For those with two minutes to spare, the YouTube video ‘Where Daft Punk got their Samples from’ is a treat. Less perhaps for its actual ‘revelations’ than for the mixture of revulsion and disillusionment represented (alongside more sensible opinions) in the comments section. For some, it’s a Crying Game moment. The indie kids are through the looking glass, their icons shown up for the talentless, thieving scoundrels they really are.Sample-bashing of this sort pervades widely-held opinions on many genres. Rappers are said to just talk over others’ music; DJs to cannibalise a hook and repeat ad nauseam; pop acts to nick the backing and submit to diminishing returns. It’s all too easy to denigrate, chillin’ as we are in the indie ghetto. But, on closer inspection, we’d be better off cleaning up our hood before talking trash about others’.

Anyone who has ever heard a mash-up will be aware of the interchangeability of so many songs, chord changes lining up eerily. Unintentional though it may be, the parallels with the samplers are obvious. One could easily accuse Green Day, to quote one well-known example, of ‘singing’ ‘Boulevard of Broken Dreams’ over ‘Wonderwall’. There is very little virgin territory out there, then, and even artists looking to take a walk on the wild side will find themselves treading in the footprints of countless predecessors. However close to their influences, artists are attempting to produce something new. Whatever debt they have to others, they will be contributing something singularly their own to it. In the case of the good, this even improves upon what has gone before.

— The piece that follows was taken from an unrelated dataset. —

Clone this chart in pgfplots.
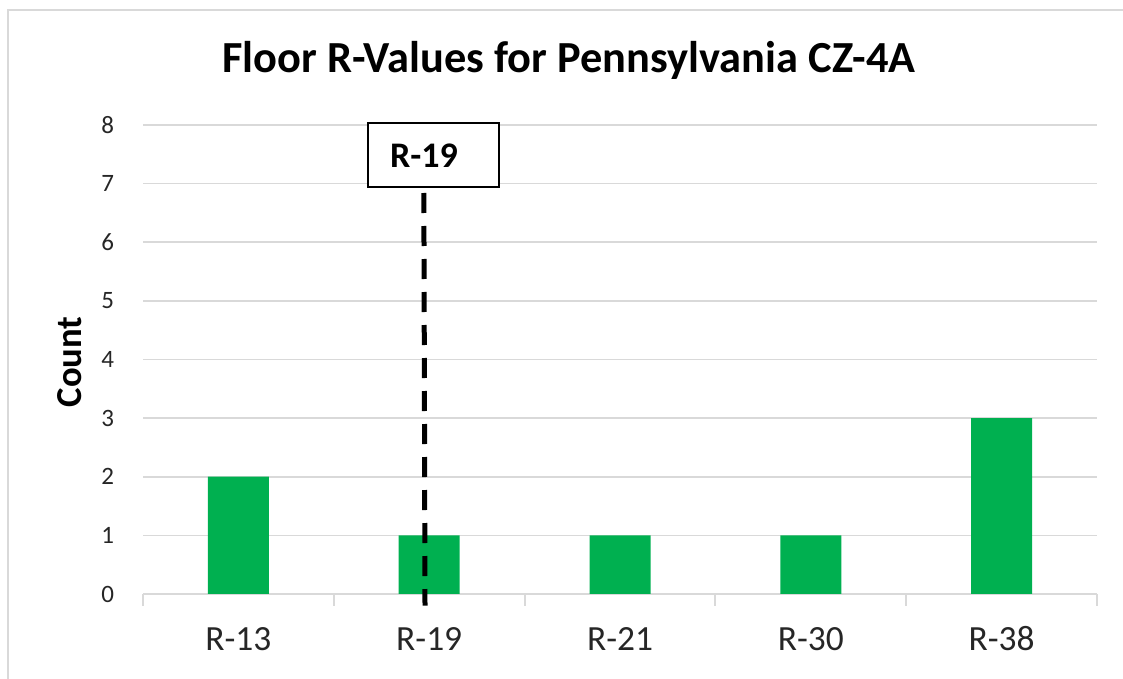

And this brings us back to Daft Punk. Perhaps the most interesting aspect of that YouTube video is its claim to debunk. Odd, considering the French duo have released a compilation of this source material, hardly the act of secretive fraudsters. A similar video shows how easy it is to create ‘One More Time’ from its source material using editing software. This is all well and good. But it misses the point. The editing required to produce ‘One More Time’ may be simple, but how many of us could hear a floor-filling chord progression in such unpromising source material? Looping Ray Charles may be child’s play, but how many of us have the flow to turn the result into a global hit?

Obviously, much sampling is lazy, unoriginal and even cynical. But that doesn’t make a damning case against the whole technique, no more than dross indie bands forfeit the genre’s right to acceptance. It may be bad art, but it is art all the same. If we are to accept that bands are a product of their influences, then the use of samples is simply the logical conclusion. And just as we look for value-added in any band, so we do so when a sample is used. Watching the video, for me, did not lessen my respect for the duo as musicians. My first thought, rather, was to wonder how the hell they had produced such gems from such dross.

Conventional wisdom may tell us otherwise, but perhaps it is possible to polish a turd.